A dance performance by members of Handicap International's community-based-rehabilitation project in Cuba. Project beneficiaries include nearly 400 people with an intellectual disability.

A dance performance by members of Handicap International's community-based-rehabilitation project in Cuba. Project beneficiaries include nearly 400 people with an intellectual disability. | © Marta Burgaya/Handicap International

“There are over 360,000 people with disabilities in Cuba, one third of whom have a form of intellectual impairment. Pregnant women aren’t fully aware of disability risks, and families aren’t given enough advice on how to look after a child with disabilities,” explains Philippe Martinez, Handicap International’s director in Cuba.

Handicap International’s community-based rehabilitation project in Piñar del Rio province is designed to prevent disabilities in children, improve care and treatment, and increase awareness of disability in local communities. Community-based rehabilitation is an approach that aims at improving the quality of life of people with disabilities and their families by meeting their basic needs and ensuring their participation and inclusion in society.

The organisation trains health professionals (paediatricians and obstetricians), organises awareness-raising campaigns about intellectual impairments, and produces learning tools to promote the educational and psychological development of children and young people.
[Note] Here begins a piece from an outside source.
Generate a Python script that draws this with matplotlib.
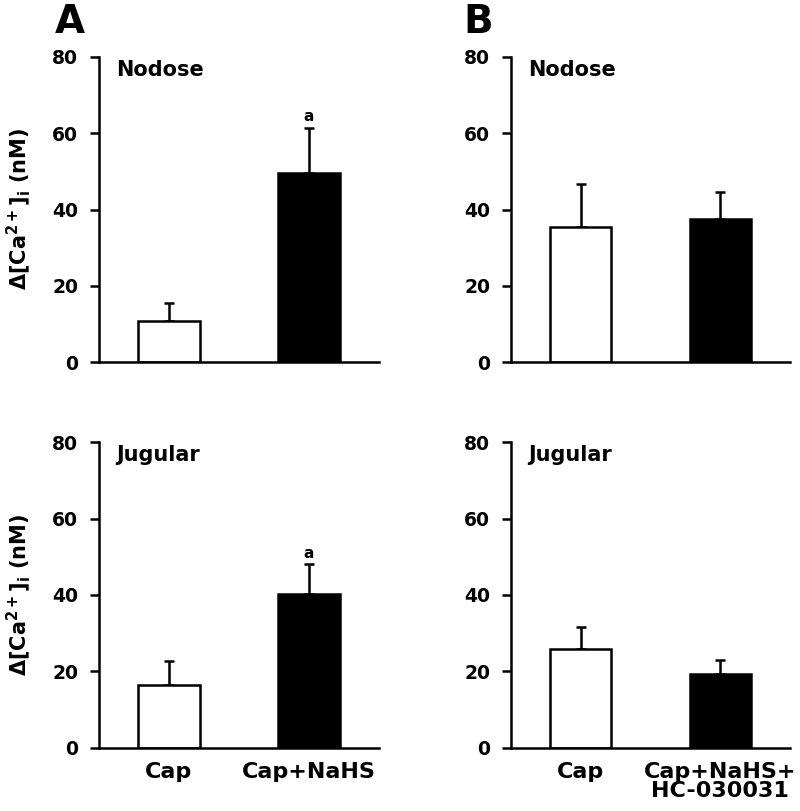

Handicap International also helps parents set up self-help groups.

"I really love this project"

“We want to improve the lives of people with disabilities and acceptance by their families and communities,” explains Marisol Roca, a project representative in Mantua. “We organise fun, sporting and social activities they can do together.”

“I really love this project,” says Julio Julio Sànchez Breto, who has a physical disability. “It helps people with disabilities feel more included in society and fights discrimination that says ‘because you’re disabled, you can’t live here with us’.”

“I wasn’t at ease with my disability,” adds Tomàs Rodrìguez Maqueira. “The project made me more visible. I’ve started a new life, and I can help people who are in the same situation as I am.”

Benefiting more than 1,400 people with disabilities, the project is run in partnership with 800 health professionals and community officers.

Handicap International’s six-strong team in Cuba also promotes the inclusive employment of people with disabilities in Granma province, and builds the capacities of various authorities and public institutions to manage the risk of natural disasters in the cities of Santiago de Cuba, Guantanamo and Baracoa. We particularly target the most vulnerable individuals, especially women and children with disabilities.